Police suppressed the Occupy protests amidst one of the worst budget crises in Oakland history.  The very day after the raid, five schools were closed to save the city $2 million, while estimates at the cost of policing the night of the crackdown are around the same amount. Unemployment in Oakland is at least twice the national average and Black residents, especially hard hit, are leaving the city at alarming rates. At the same time nearly half the city’s budget goes toward policing. In Oakland and across the country, neighborhoods hit hardest by policing through gang injunctions, ICE raids, DEA invasions, and police murder are the same hit hardest by budget cuts and economic inequity. But those hit hardest often fight hardest.
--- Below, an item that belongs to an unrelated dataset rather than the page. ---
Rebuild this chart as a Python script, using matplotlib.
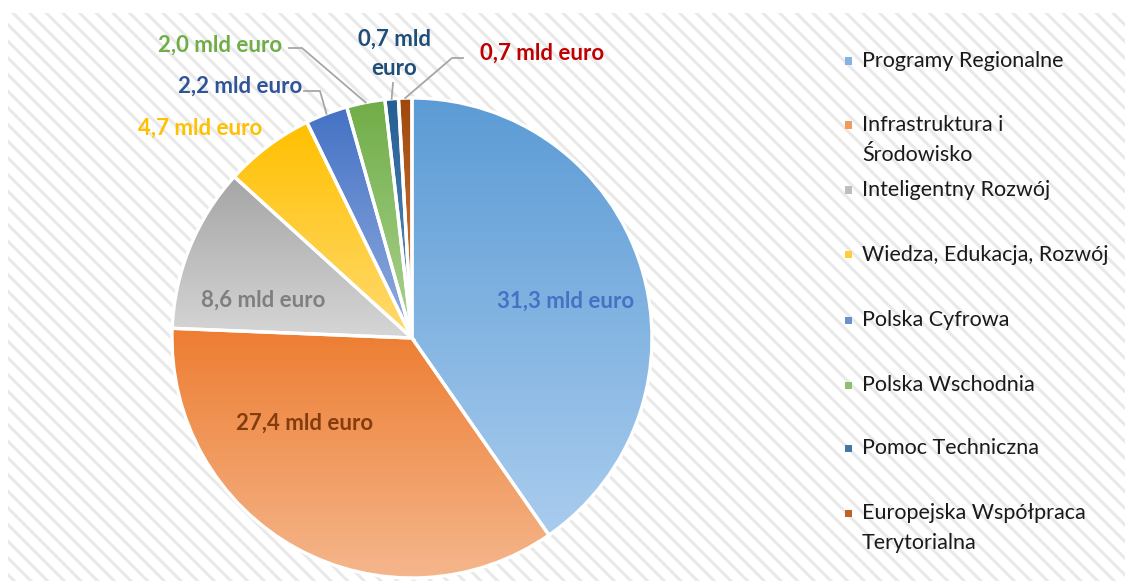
import numpy as np
import matplotlib
matplotlib.use("Agg")
import matplotlib.pyplot as plt
from matplotlib.patches import Rectangle
from matplotlib.colors import to_rgb

# data
names = ["Programy Regionalne", "Infrastruktura i\nŚrodowisko", "Inteligentny Rozwój",
         "Wiedza, Edukacja, Rozwój", "Polska Cyfrowa", "Polska Wschodnia",
         "Pomoc Techniczna", "Europejska Współpraca\nTerytorialna"]
values = [31.3, 27.4, 8.6, 4.7, 2.2, 2.0, 0.7, 0.7]
labels = ["31,3 mld euro", "27,4 mld euro", "8,6 mld euro", "4,7 mld euro",
          "2,2 mld euro", "2,0 mld euro", "0,7 mld\neuro", "0,7 mld euro"]

top_colors = ["#5B9BD5", "#ED7D31", "#A5A5A5", "#FFC000", "#4472C4", "#70AD47", "#255E91", "#9E480E"]
bot_colors = ["#A9CCEE", "#F5B68C", "#D6D6D6", "#FFDA70", "#93ADE0", "#ACD392", "#5F90C4", "#D9803F"]
label_colors = ["#4472C4", "#843C0C", "#7F7F7F", "#FFC000", "#2F5597", "#70AD47", "#1F4E79", "#C00000"]

W, H = 1129, 581
cx, cy, R = 412, 338, 240

def px(x, y):
    return (x - cx) / R, (cy - y) / R

plt.rcParams['hatch.linewidth'] = 2.2
fig = plt.figure(figsize=(W / 100, H / 100), dpi=100)
fig.patch.set_facecolor("white")
fig.patches.append(Rectangle((8 / W, 0), (1125 - 8) / W, (H - 13) / H, transform=fig.transFigure,
                             facecolor="white", edgecolor="#E9E9E9", hatch="\\\\", lw=0, zorder=-1))

ax = fig.add_axes([(cx - R) / W, (H - cy - R) / H, 2 * R / W, 2 * R / H])
ax.set_facecolor("none")

wedges, _ = ax.pie(values, colors=top_colors, startangle=90, counterclock=False, radius=1,
                   wedgeprops=dict(edgecolor="white", linewidth=2.4))

# vertical gradient fill inside every slice
for w, c1, c2 in zip(wedges, top_colors, bot_colors):
    ext = w.get_path().get_extents()
    t = np.linspace(0, 1, 200)[:, None]
    grad = (1 - t) * np.array(to_rgb(c1)) + t * np.array(to_rgb(c2))
    im = ax.imshow(grad[:, None, :].repeat(2, axis=1), extent=[ext.x0, ext.x1, ext.y0, ext.y1],
                   origin="upper", aspect="auto", zorder=1, interpolation="bilinear")
    im.set_clip_path(w)
    w.set_facecolor("none")
    w.set_zorder(2)

ax.set_aspect("equal")
ax.set_xlim(-1, 1)
ax.set_ylim(-1, 1)
ax.axis("off")

# data labels (positions in pixel layout)
label_pos = [(566, 301), (305, 423), (263, 300), (200, 128), (240, 86), (220, 45), (394, 54), (542, 53)]
lfont = dict(family="Lato", fontsize=16, fontweight="bold")
for lab, pos, col in zip(labels, label_pos, label_colors):
    ax.text(*px(*pos), lab, color=col, ha="center", va="center", linespacing=1.45,
            clip_on=False, zorder=5, **lfont)

# leader lines for small slices
def edge(w):
    a = np.deg2rad((w.theta1 + w.theta2) / 2)
    return np.cos(a), np.sin(a)

leaders = {4: [(320, 91), (304, 91)], 5: [(302, 48), (289, 48)], 6: [(393, 83)], 7: [(452, 58), (463, 58)]}
for i, pts in leaders.items():
    ex, ey = edge(wedges[i])
    xs = [ex] + [px(*p)[0] for p in pts]
    ys = [ey] + [px(*p)[1] for p in pts]
    ax.plot(xs, ys, color="#A6A6A6", lw=1.3, clip_on=False, zorder=4)

# legend
leg_y = [61, 125, 190, 255, 320, 385, 448, 513]
for name, y, c1, c2 in zip(names, leg_y, top_colors, bot_colors):
    mid = tuple((np.array(to_rgb(c1)) + np.array(to_rgb(c2))) / 2)
    fig.patches.append(Rectangle((845 / W, 1 - (y + 3.5) / H), 7 / W, 7 / H,
                                 transform=fig.transFigure, facecolor=mid, lw=0, zorder=3))
    for j, line in enumerate(name.split("\n")):
        fig.text(862 / W, 1 - (y + j * 30) / H, line, ha="left", va="center",
                 family="Lato", fontsize=15.5, color="#1A1A1A")

fig.savefig("out.png", dpi=100)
Amplifying the voices and supporting the leadership of the millions of people living under the PIC is one crucial way to keep building the strength of the occupy movement.  Can we incorporate work by former prisoners to ban the box that marks one as a convicted felon on employment applications by elaborating employment demands coming from the occupations? If we use this moment to pull organized labor to the left, can we call on unions to advocate for the millions of potential workers denied access to work because of felony convictions and to take a stand against prison and jail construction that is bleeding state economies? When we celebrate international solidarity with current and historic uprisings, can we include the uprising of thousands of prisoners who went on work strikes throughout the Georgia prison system last winter, and the thousands who went on hunger strike throughout the California system this past July and September simultaneously with a hunger strike by thousands of Palestinian political prisoners held in Israeli prisons? Can we imagine what it would look like for imprisoned people to participate in General Assemblies? How will we include the voices of communities for which police violence and murder is a daily occurrence that rarely makes the headlines?
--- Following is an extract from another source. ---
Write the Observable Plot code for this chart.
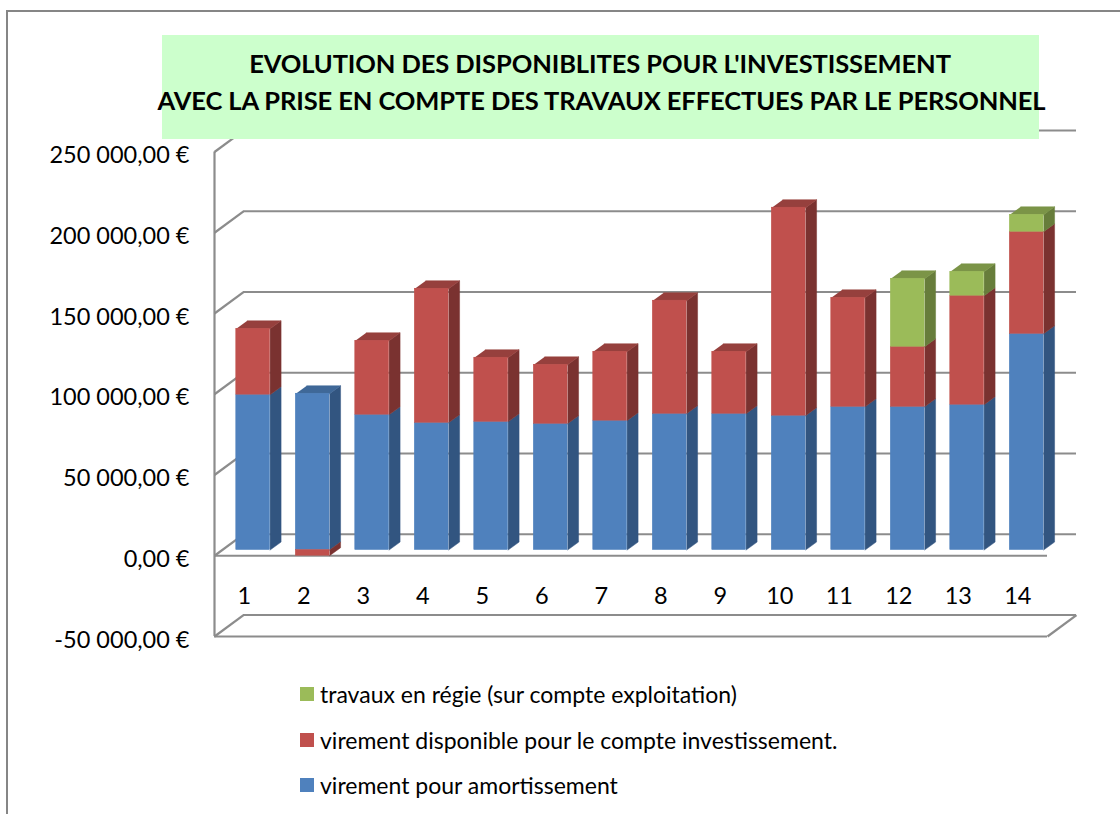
<!DOCTYPE html>
<html lang="fr">
<head>
<meta charset="utf-8">
<title>Evolution des disponiblites</title>
<script src="https://cdn.jsdelivr.net/npm/d3@7"></script>
<script src="https://cdn.jsdelivr.net/npm/@observablehq/plot@0.6"></script>
<style>
  html, body { margin: 0; padding: 0; background: #fff; }
  #page { position: relative; width: 1120px; height: 814px; overflow: hidden; font-family: Lato, "Open Sans", sans-serif; color: #000; }
  #page svg { display: block; position: absolute; left: 0; top: 0; }
  #border { position: absolute; left: 6px; top: 10px; right: -10px; bottom: -10px; border: 2px solid #868686; }
  #titleBox { position: absolute; left: 162px; top: 35px; width: 877px; height: 104px; background: #ccffcc; }
  .tl { position: absolute; left: 601.5px; transform: translateX(-50%); white-space: nowrap; font-weight: 700; font-size: 25.5px; line-height: 30px; letter-spacing: -0.1px; }
  .lg { position: absolute; left: 300px; display: flex; align-items: center; height: 30px; font-size: 23px; white-space: nowrap; }
  .lg i { display: block; width: 14px; height: 14px; margin-right: 6px; }
</style>
</head>
<body>
<div id="page"></div>
<script>
const categories = [1, 2, 3, 4, 5, 6, 7, 8, 9, 10, 11, 12, 13, 14];
const amortissement = [96200, 96800, 83800, 78800, 79400, 78200, 80100, 84400, 84400, 83200, 88700, 88700, 90000, 133900];
const disponible = [40800, -3500, 45800, 83000, 39700, 36500, 42700, 70000, 38400, 128800, 67500, 37200, 67500, 63200];
const regie = [0, 0, 0, 0, 0, 0, 0, 0, 0, 0, 0, 42100, 14800, 10500];
const yTicks = [-50000, 0, 50000, 100000, 150000, 200000, 250000];
const titleLines = ["EVOLUTION DES DISPONIBLITES POUR L'INVESTISSEMENT", "AVEC LA PRISE EN COMPTE DES TRAVAUX EFFECTUES PAR LE PERSONNEL"];
const legendLabels = ["travaux en régie (sur compte exploitation)", "virement disponible pour le compte investissement.", "virement pour amortissement"];

// 3D projection, in data units
const wallDX = 0.4874, wallDY = 13300;
const barShiftX = 0.15, barShiftY = 3530;
const barDepthX = 0.185, barDepthY = 4950;
const barHalf = 0.284;

const shades = {
  blue:  {front: "#4f81bd", side: "#325580", top: "#3f6898"},
  red:   {front: "#c0504d", side: "#7a3230", top: "#96403d"},
  green: {front: "#9bbb59", side: "#677d3b", top: "#7b9447"}
};
const gridColor = "#8c8c8c";

const fronts = [], polys = [];
let pid = 0;
function poly(points, fill) {
  const id = pid++;
  for (const [x, y] of points) polys.push({id, x, y, fill});
}
categories.forEach((c, i) => {
  const segs = [["blue", amortissement[i]], ["red", disponible[i]], ["green", regie[i]]];
  let pos = 0, neg = 0;
  const built = [];
  for (const [k, v] of segs) {
    if (!v) continue;
    let a, b;
    if (v >= 0) { a = pos; b = pos = pos + v; }
    else { b = neg; a = neg = neg + v; }
    built.push({k, a, b});
  }
  const xl = c - barHalf + barShiftX, xr = c + barHalf + barShiftX;
  built.forEach(({k, a, b}) => {
    const y0 = a + barShiftY, y1 = b + barShiftY;
    fronts.push({x1: xl, x2: xr, y1: y0, y2: y1, fill: shades[k].front});
    poly([[xr, y0], [xr + barDepthX, y0 + barDepthY], [xr + barDepthX, y1 + barDepthY], [xr, y1]], shades[k].side);
  });
  const topY = pos + barShiftY;
  const topK = built.filter(s => s.b === pos).pop().k;
  poly([[xl, topY], [xr, topY], [xr + barDepthX, topY + barDepthY], [xl + barDepthX, topY + barDepthY]], shades[topK].top);
});

const locale = d3.formatLocale({decimal: ",", thousands: " ", grouping: [3], currency: ["", " €"], minus: "-"});
const money = v => locale.format(",.2f")(v) + " €";

const xMin = categories[0] - 0.5, xMax = categories[categories.length - 1] + 0.5;
const yMin = yTicks[0], yMax = yTicks[yTicks.length - 1];

const chart = Plot.plot({
  width: 1120, height: 814,
  marginLeft: 214, marginRight: 73, marginTop: 151.5, marginBottom: 178,
  style: {background: "transparent", fontFamily: "Lato, 'Open Sans', sans-serif", color: "#000"},
  x: {type: "linear", domain: [xMin, xMax]},
  y: {type: "linear", domain: [yMin, yMax]},
  color: {type: "identity"},
  marks: [
    // back wall gridlines
    Plot.ruleY(yTicks, {y: d => d + wallDY, x1: xMin + wallDX, x2: xMax + wallDX, stroke: gridColor, strokeWidth: 2.2}),
    // left wall diagonals
    Plot.link(yTicks, {x1: xMin, y1: d => d, x2: xMin + wallDX, y2: d => d + wallDY, stroke: gridColor, strokeWidth: 2.2}),
    // right floor diagonal
    Plot.link([yMin], {x1: xMax, y1: d => d, x2: xMax + wallDX, y2: d => d + wallDY, stroke: gridColor, strokeWidth: 2.2}),
    // front rules
    Plot.ruleX([xMin], {y1: yMin, y2: yMax, stroke: gridColor, strokeWidth: 2.2}),
    Plot.ruleY([yMin, 0], {x1: xMin, x2: xMax, stroke: gridColor, strokeWidth: 2.2}),
    // bars
    Plot.line(polys, {x: "x", y: "y", z: "id", fill: "fill", stroke: "fill", strokeWidth: 0.5}),
    Plot.rect(fronts, {x1: "x1", x2: "x2", y1: "y1", y2: "y2", fill: "fill", stroke: "fill", strokeWidth: 0.5}),
    // axes
    Plot.axisY({ticks: yTicks, tickFormat: money, tickSize: 0, tickPadding: 25, fontSize: 23.5, dy: 3.5, label: null}),
    Plot.axisX({ticks: categories, tickFormat: d => String(d), tickSize: 0, tickPadding: 0, fontSize: 23.5, dy: -49, label: null})
  ]
});

const page = document.getElementById("page");
const add = (cls, id) => { const e = document.createElement("div"); if (cls) e.className = cls; if (id) e.id = id; page.appendChild(e); return e; };
page.appendChild(chart);
add("", "border");
add("", "titleBox");
titleLines.forEach((t, i) => {
  const e = add("tl"); e.textContent = t; e.style.top = [48, 85][i] + "px";
  if (i === 0) e.style.left = "600px";
});
const swatch = [shades.green.front, shades.red.front, shades.blue.front];
legendLabels.forEach((t, i) => {
  const e = add("lg"); e.style.top = [679, 725, 770][i] + "px";
  const s = document.createElement("i"); s.style.background = swatch[i]; e.appendChild(s);
  e.appendChild(document.createTextNode(t));
});
</script>
</body>
</html>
As the 1% continues to unleash its police forces on encampments across the country, many people will be politically ignited for the first time.  Others will mark this moment as a continuation of decades of struggle. The PIC is central to the unequal distribution of resources and the systematic denial of life chances. Its violence protects oppressive economic relationships, steals resources that make communities strong, and quells dissent. But even in social and economic crisis, opportunities abound. This is a moment when our work can have a profound impact in dismantling the forces that keep us down, making fundamental changes in the balance of power, and building the new and better world we want and need.